For years he’s shown a rare ability to slide in and out of the spotlight, lifting or supporting teammates depending on the game. That skill is invaluable on a roster stacked with talent.

Without Jayson Tatum in the lineup — and with several stars departed — White was asked to take on a more visible role in Boston’s offense and in opponent scouting reports. He opened with an encouraging 25 points against Philadelphia, only to follow it with a few weeks of cold shooting.

As the Celtics searched for their identity, so did Derrick White. Some saw it as an exposure of his limitations or an overreliance on star teammates. But this adjustment was always going to take time.

And history says you can’t keep a good shooter down. White has left the struggles behind and become a catalyst for a red-hot Celtics offense.

Over the first 12 games, he averaged 15.2 points on 34% from the field and 28% from three. In the next 11 games, he’s jumped to 20.0 points on 45.2% shooting and 40% from deep. In that same stretch, the Celtics own the league’s No. 1 offense with a 127.9 offensive rating.
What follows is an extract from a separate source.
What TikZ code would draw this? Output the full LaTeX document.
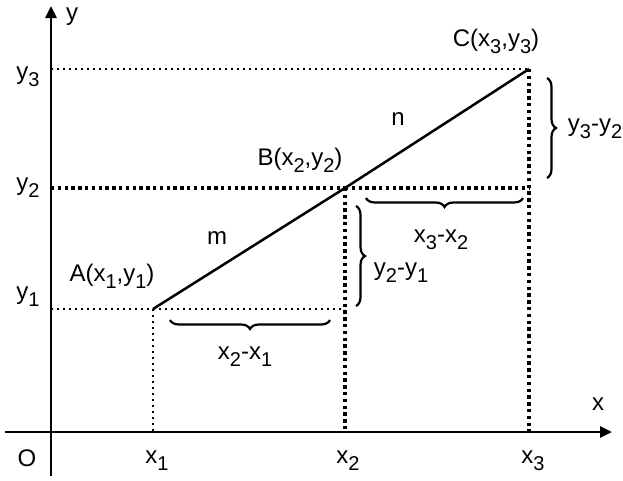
\documentclass[tikz,border=0pt]{standalone}
\usepackage{fontspec}
\setmainfont{Liberation Sans}
\usetikzlibrary{decorations.pathreplacing,arrows.meta}
\newcommand{\lo}[1]{\raisebox{-0.3em}{\fontsize{20}{20}\selectfont #1}}
\begin{document}
\begin{tikzpicture}[x=1pt,y=-1pt,
  lbl/.style={font=\fontsize{24}{24}\selectfont, inner sep=1pt},
  axis/.style={line width=2.8pt,-{Triangle[length=12pt,width=11pt]}},
  thindot/.style={line width=1.8pt,dash pattern=on 1.8pt off 4.2pt},
  thickdot/.style={line width=3.4pt,dash pattern=on 3.4pt off 3.4pt},
  brc/.style={line width=2.2pt,decorate,decoration={brace,amplitude=9pt}}]
\useasboundingbox (0,0) rectangle (623,480);
% key coordinates
\coordinate (O) at (51,432);
\coordinate (A) at (153,309);
\coordinate (B) at (345,188);
\coordinate (C) at (529,69);
\coordinate (xa) at (153,432);
\coordinate (xb) at (345,432);
\coordinate (xc) at (529,432);
\coordinate (ya) at (51,309);
\coordinate (yb) at (51,188);
\coordinate (yc) at (51,69);
\coordinate (xs) at (5,432);
\coordinate (xe) at (612,432);
\coordinate (ys) at (51,476);
\coordinate (ye) at (51,6);
\coordinate (bx) at (345,309);
\coordinate (cy) at (529,188);
% dotted guides
\draw[thindot] (yc) -- (C);
\draw[thindot] (ya) -- (A);
\draw[thindot] (A) -- (bx);
\draw[thindot] (A) -- (xa);
\draw[thickdot] (yb) -- (B);
\draw[thickdot] (B) -- (cy);
\draw[thickdot] (B) -- (xb);
\draw[thickdot] (C) -- (xc);
% axes
\draw[axis] (xs) -- (xe);
\draw[axis] (ys) -- (ye);
% main line
\draw[line width=2.5pt] (A) -- (B) -- (C);
% braces
\coordinate (b1s) at (330,320); \coordinate (b1e) at (170,320);
\draw[brc] (b1s) -- (b1e);
\coordinate (b2s) at (523,198); \coordinate (b2e) at (366,198);
\draw[brc] (b2s) -- (b2e);
\coordinate (b3s) at (356,306); \coordinate (b3e) at (356,206);
\draw[brc] (b3e) -- (b3s);
\coordinate (b4s) at (547,178); \coordinate (b4e) at (547,78);
\draw[brc] (b4e) -- (b4s);
% labels
\node[lbl] (ly) at (72,17) {y};
\node[lbl] (lx) at (598,404) {x};
\node[lbl] (lO) at (27,458) {O};
\node[lbl] (ly3) at (28,77) {y\lo{3}};
\node[lbl] (ly2) at (28,188) {y\lo{2}};
\node[lbl] (ly1) at (28,297) {y\lo{1}};
\node[lbl] (lx1) at (157,461) {x\lo{1}};
\node[lbl] (lx2) at (348,461) {x\lo{2}};
\node[lbl] (lx3) at (533,461) {x\lo{3}};
\node[lbl] (lA) at (112,276) {A(x\lo{1},y\lo{1})};
\node[lbl] (lB) at (300,160) {B(x\lo{2},y\lo{2})};
\node[lbl] (lC) at (496,41) {C(x\lo{3},y\lo{3})};
\node[lbl] (lm) at (217,238) {m};
\node[lbl] (ln) at (398,119) {n};
\node[lbl] (d1) at (245,357) {x\lo{2}-x\lo{1}};
\node[lbl] (d2) at (441,240) {x\lo{3}-x\lo{2}};
\node[lbl] (d3) at (401,273) {y\lo{2}-y\lo{1}};
\node[lbl] (d4) at (595,129) {y\lo{3}-y\lo{2}};
\end{tikzpicture}
\end{document}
He’s been a major reason behind some of Boston’s biggest wins of the year:
— 27 efficient points to snap Detroit’s 13-game win streak.
— 22 points — with 7 in the fourth — to outduel Mikal Bridges and the Knicks.
— Another 27-point outing to put away a Toronto comeback.

Those performances came against the top three teams in the East — a group Boston has now joined. They’re just 2.5 games back of the No. 2 seed and, somehow, only four behind the 19–5 Pistons.

White’s turnaround isn’t happening in a vacuum. It tracks with the Celtics settling into who they want to be. Early in the year everything felt a bit scattered — roles, rotations, shot diets, even the nightly energy. As things stabilized, White was one of the first to snap back into form. That’s not a coincidence.

Others have fueled the surge, too. Jordan Walsh and Josh Minott have burst onto the scene as dynamic wings. Neemias Queta is steadying the center rotation. Jaylen Brown is in a continual state of sizzle. With White finding his footing, he provided clarity and allowed for everyone else to settle into their ideal roles.

The most exciting part: even with a bigger offensive workload, his defense hasn’t slipped. He’s averaging 1.3 blocks and 1.5 steals — both career highs — and his help-side rim protection is essential for a team without a traditional shot-blocking anchor.

Lately, White has been a 20-point scorer who brings elite defense. Without the slow start, that’s an All-Star résumé. If he maintains this level, he’s going to be in that conversation.

When White is aggressive, the Celtics feel sharper. Their spacing looks cleaner, the ball moves faster, and he gets them organized. You can feel the shift when he’s locked in, and it usually leads to cleaner basketball across the board.

If this is the level he’s settling into, it reshapes what Boston can be this year. They don’t need him to drop 20 every night, but having that gear in his pocket changes the math for opponents and adds a hierarchy the offense was missing. White is more than qualified for this role, and he looks increasingly comfortable in it each night.